Playing the show for laughs undercuts Burns’ performance as neurotic sister Emily: she’s never believably wracked with guilt, only squealing, clownish and irritating to watch. Same goes for Zoe Lister-Jones as disillusioned sassmouth Joanie. Charles Socarides, however, is visibly damaged but wryly funny as Durang stand-in Matt. Jennings Grant and Christopher Evan Welch grin and dance through their ill-conceived marriage as the titular Bette and Boo, at turns heartbreaking, irksome and terribly comical. Jennings Grant can get a little screechy, but, of course, that’s written into her part. She’s adept at creating comedy from Bette’s guilt and neuroses, eliciting laughs when she tells her son, “I don’t want to put any pressure you, but you’re the only reason I have left for living.” Adam Lefevre, as Bette’s mute father Paul Brennan, succeeds at making his audience address, and laugh at, partial paralysis — a feat that speaks to his talent as a comedic actor. And John Glover and Julie Hagerty are so sad and yet so funny as in-laws bound together mainly by a history of abuse.
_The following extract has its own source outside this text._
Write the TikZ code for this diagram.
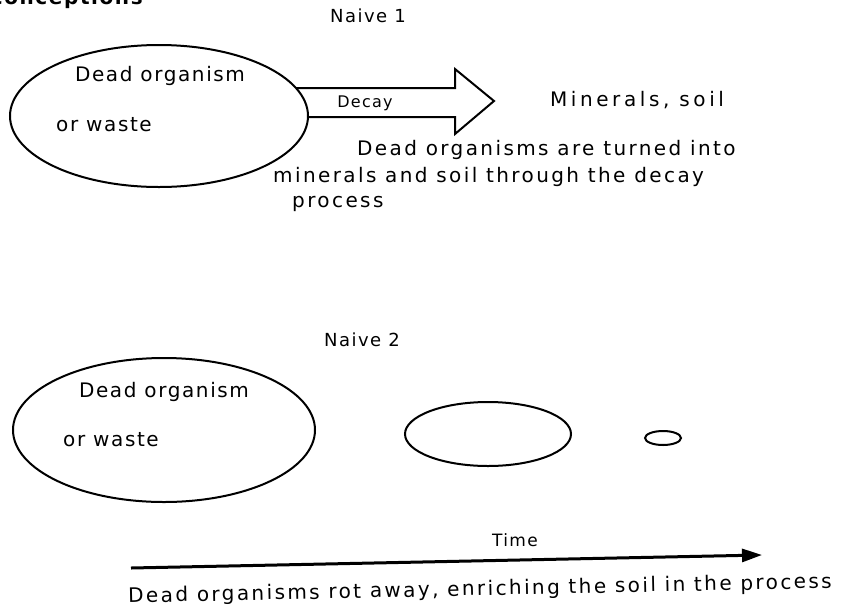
\documentclass[tikz,border=0pt]{standalone}
\usepackage{fontspec}
\setmainfont{DejaVu Sans}[LetterSpace=8]
\usetikzlibrary{arrows.meta,shapes.geometric}
\begin{document}
\begin{tikzpicture}[x=1pt,y=-1pt,
  lbl/.style={inner sep=0pt, font=\fontsize{20}{24}\selectfont\addfontfeature{LetterSpace=12}},
  big/.style={inner sep=0pt, font=\fontsize{20}{24}\selectfont},
  small/.style={inner sep=0pt, font=\fontsize{16}{19}\selectfont},
  oval/.style={draw, ellipse, line width=2pt, fill=white, inner sep=0pt},
  blockarrow/.style={draw, line width=2pt, line join=miter},
  timearrow/.style={line width=3pt, -{Triangle[length=20pt,width=13pt]}}]
\useasboundingbox[fill=white] (0,0) rectangle (851,611);
% cut-off heading
\node[anchor=base west, inner sep=0pt, font=\bfseries\fontsize{20}{24}\selectfont] (hdr) at (-88,4) {Naive conceptions};
% ---- Naive 1 ----
\node[big, font=\fontsize{18}{22}\selectfont] (n1) at (368,16) {Naive 1};
\coordinate (a0) at (290,88);
\coordinate (a1) at (455,88);
\coordinate (a2) at (455,69);
\coordinate (a3) at (494,101);
\coordinate (a4) at (455,134);
\coordinate (a5) at (455,117);
\coordinate (a6) at (290,117);
\draw[blockarrow] (a0) -- (a1) -- (a2) -- (a3) -- (a4) -- (a5) -- (a6);
\node[oval, minimum width=298pt, minimum height=142pt] (e1) at (159,116) {};
\node[big] (d1) at (160,76) {Dead organism};
\node[big] (w1) at (104,125) {or waste};
\node[small] (dec) at (365,103) {Decay};
\node[lbl, font=\fontsize{20}{24}\selectfont\addfontfeature{LetterSpace=18}] (min) at (637,100) {Minerals, soil};
\node[lbl, anchor=west] (c1) at (357,150) {Dead organisms are turned into};
\node[lbl, anchor=west] (c2) at (273,177) {minerals and soil through the decay};
\node[lbl, anchor=west] (c3) at (292,204) {process};
% ---- Naive 2 ----
\node[big, font=\fontsize{18}{22}\selectfont] (n2) at (362,340) {Naive 2};
\node[oval, minimum width=302pt, minimum height=144pt] (e2) at (164,430) {};
\node[big] (d2) at (164,392) {Dead organism};
\node[big] (w2) at (111,440) {or waste};
\node[oval, minimum width=166pt, minimum height=64pt] (e3) at (488,434) {};
\node[oval, minimum width=36pt, minimum height=14pt] (e4) at (663,438) {};
\coordinate (t0) at (131,568);
\coordinate (t1) at (762,555);
\draw[timearrow] (t0) -- (t1);
\node[small, font=\fontsize{17}{20}\selectfont] (tm) at (515,540) {Time};
\node[lbl, rotate=1.2] (cap2) at (480,590) {Dead organisms rot away, enriching the soil in the process};
\end{tikzpicture}
\end{document}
Director Walter Bobbie uses David Korin’s minimalist set design (comprised mainly of shifting red panels and a signifying piece of furniture for each scene) to full advantage, creating sight gags from scene transitions that complement the play’s absurdist tone. He seems to have relied too heavily on powerhouses Beaver and Clark to gloss over performance inconsistencies, though. Their appearance onstage comes as a kind of relief, or rather an assurance of strong execution.
The Marriage of Bette and Boo is a decadent tangle of black comedy and true tragedy, and it falls on the actors to guide their audience through it. The Roundabout’s cast does this well, with the exception of a few grating performances. The production is quick, smart and complicated, deftly tracking a fragile boundary between human horror and utter farce.